Cette disponibilité de l’eau a ainsi libéré les femmes. Celles qui passaient les plus belles heures de leurs journées aux puits, à tirer sur les cordes pour sortir l’eau des entrailles de la Terre, disposent à présent de temps pour s’occuper de leur ménage. Et même, le groupement mis en place par ces dames, travaille dans un champ témoin, créé par un volontaire japonais. En plus de leurs charges familiales, elles suent dans leur champ pour pouvoir subvenir à leurs besoins. Elles y cultivent de la pomme de terre ou de l’oignon. Elles y ont même un poulailler. Mais, ces braves dames ont besoin de soutien. « Nous cultivons de la salade, des oignons, de la pomme de terre, etc. nous avons aussi un poulailler. Nous vendons nos produits dans les localités environnantes. On s’en sort un peu. Mais nous avons des difficultés. Quand nous cultivons l’oignon par exemple, nous avons des soucis pour stocker notre récolte. Parfois, nous sommes obligées de garder la récolte jusqu’à ce que le marché ait un prix rémunérateur pour nous. Mais nos récoltes pourrissent faute de matériel de stockage adéquat.
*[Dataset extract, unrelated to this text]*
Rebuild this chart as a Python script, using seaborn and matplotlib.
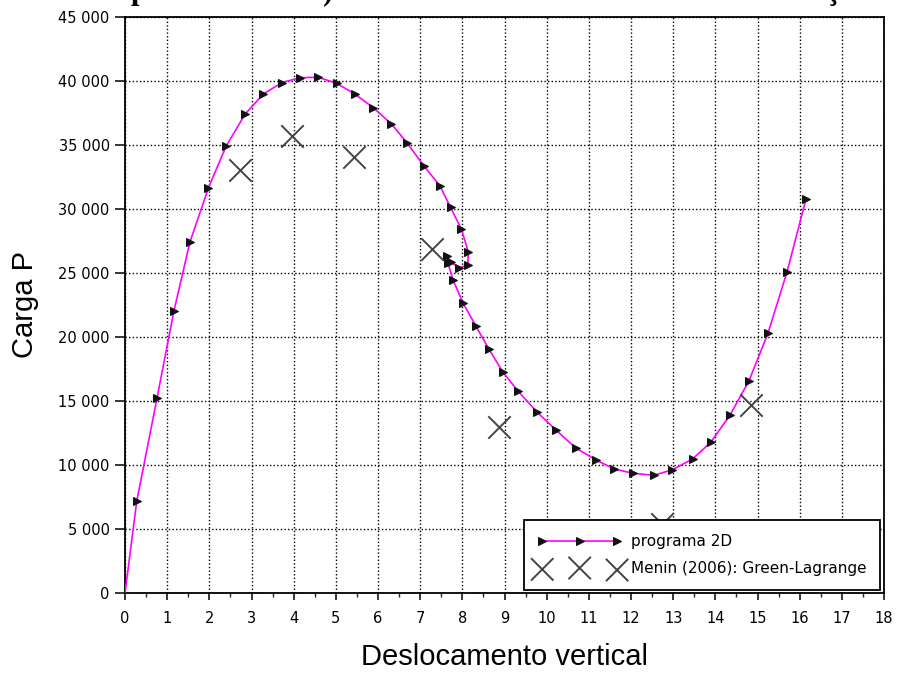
import numpy as np
import pandas as pd
import matplotlib
matplotlib.use("Agg")
import matplotlib.pyplot as plt
from matplotlib.ticker import MultipleLocator, FuncFormatter
import seaborn as sns

# ---- data ----
prog_x = [0.0, 0.28, 0.76, 1.16, 1.54, 1.98, 2.40, 2.85, 3.28, 3.72, 4.15, 4.58,
          5.02, 5.45, 5.89, 6.32, 6.69, 7.09, 7.47, 7.72, 7.98, 8.14, 8.13, 7.92,
          7.73, 7.63, 7.66, 7.78, 8.02, 8.32, 8.63, 8.96, 9.32, 9.77, 10.22, 10.69,
          11.17, 11.60, 12.05, 12.54, 12.97, 13.46, 13.89, 14.35, 14.80, 15.25,
          15.70, 16.15]
prog_y = [0, 7190, 15230, 22030, 27420, 31660, 34920, 37420, 38980, 39870, 40260,
          40290, 39820, 38980, 37910, 36640, 35160, 33360, 31800, 30130, 28410,
          26660, 25630, 25390, 25860, 26330, 25780, 24450, 22630, 20860, 19060,
          17270, 15780, 14140, 12730, 11330, 10390, 9690, 9350, 9200, 9610, 10470,
          11770, 13910, 16590, 20310, 25080, 30780]

menin_x = [2.73, 3.96, 5.43, 7.27, 8.87, 12.73, 14.85]
menin_y = [33050, 35700, 34040, 26870, 12970, 5390, 14690]

x_label = "Deslocamento vertical"
y_label = "Carga P"
series_names = ["programa 2D", "Menin (2006): Green-Lagrange"]

df_prog = pd.DataFrame({"x": prog_x, "y": prog_y})
df_menin = pd.DataFrame({"x": menin_x, "y": menin_y})

sns.set_style("white")
plt.rcParams["font.family"] = ["DejaVu Sans"]
plt.rcParams["text.color"] = "black"
plt.rcParams["axes.labelcolor"] = "black"

fig = plt.figure(figsize=(8.97, 6.75), dpi=100)
ax = fig.add_axes([125 / 897, 1 - 593 / 675, 759 / 897, 576 / 675])

sns.lineplot(data=df_prog, x="x", y="y", sort=False, estimator=None, ax=ax,
             color="#ff00ff", linewidth=1.2, marker=">", markersize=5.5,
             markerfacecolor="#111111", markeredgecolor="#111111",
             markevery=list(range(1, len(prog_x))), label=series_names[0],
             zorder=3)
sns.scatterplot(data=df_menin, x="x", y="y", ax=ax, marker="x", s=260,
                color="#444444", linewidth=1.4, label=series_names[1], zorder=4)

ax.set_xlim(0, 18)
ax.set_ylim(0, 45000)
ax.xaxis.set_major_locator(MultipleLocator(1))
ax.xaxis.set_minor_locator(MultipleLocator(0.5))
ax.yaxis.set_major_locator(MultipleLocator(5000))
ax.yaxis.set_major_formatter(FuncFormatter(lambda v, p: f"{int(v):,}".replace(",", " ")))

ax.grid(True, which="major", color="black", linestyle=(0, (1, 1.6)), linewidth=1.0)
for s in ax.spines.values():
    s.set_visible(True)
    s.set_color("black")
    s.set_linewidth(1.3)

ax.tick_params(axis="x", which="major", direction="out", length=5, width=1.1,
               labelsize=10.5, pad=8, bottom=True, top=False, colors="black")
ax.tick_params(axis="x", which="minor", direction="out", length=3, width=1.0,
               bottom=True, top=False)
ax.tick_params(axis="y", which="major", direction="out", length=7, width=1.1,
               labelsize=10.5, pad=4, left=True, right=False, colors="black")

ax.set_xlabel(x_label, fontsize=21, family="Liberation Sans", labelpad=12,
              color="black")
ax.set_ylabel(y_label, fontsize=21, family="Liberation Sans", labelpad=14,
              color="black")

leg = ax.legend(loc="lower right", bbox_to_anchor=(0.995, 0.005), borderaxespad=0,
                fontsize=11, numpoints=3, scatterpoints=3, handlelength=5.5,
                handletextpad=0.6, borderpad=0.9, labelspacing=0.8,
                frameon=True, fancybox=False, framealpha=1, edgecolor="black")
leg.get_frame().set_linewidth(1.3)
for t in leg.get_texts():
    t.set_color("black")

# cut-off title fragments at the very top of the page crop
for px, ch in [(131, "p"), (323, ")"), (826, "ç")]:
    fig.text(px / 897, 1 + 1 / 675, ch, fontsize=22, fontweight="bold",
             family="Liberation Serif", ha="left", va="baseline")

fig.savefig("out.png", dpi=100)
L’eau du forage nous permet de cultiver. Mais il faut dire que le paiement de cette eau diminue nos marges bénéficiaires. Ce qui est difficile. L’État ne nous donne ni engrais ni semences. Nous nous débrouillons nous-mêmes. Notre plus gros problème c’est le manque de financements. Ce qui nous handicape vraiment. Nous avons vraiment envie de travailler, mais nous n’avons pas de financements pour renforcer notre activité, acheter des intrants et prendre notre envol », confie Ngoné.

Le peu que ces femmes entreprenantes gagnent, elles l’investissent d’abord dans la scolarité de leurs enfants, s’oubliant elles-mêmes. Ce, pour qu’un jour, leurs progénitures puissent les extirper des griffes de la pauvreté. « La pauvreté est vraiment présente ici. Quand les hommes n’ont pas de travail ou suffisamment d’eau pour aller cultiver et gagner leur vie, c’est un facteur de pauvreté. Ils ne travaillent que durant la saison des pluies. Nous nous battons pour la scolarisation de nos enfants. Mais à leur sortie d’école, ils ne trouvent pas d’emploi. Ce qui nous aiderait, c’est de l’eau en abondance, des terres bien aménagées, des financements, des intrants de qualité pour qu’on puisse travailler. Si ces conditions ne sont pas réunies, nous sommes condamnés à la pauvreté », confie Fatma Ndiaye. En attendant le soutien de l’État, ces dames profitent de l’eau que leur apporte le forage des nippons et les terres fertiles de leur localité pour entreprendre et se battre contre la pauvreté. Elles refusent de s’apitoyer sur leur sort.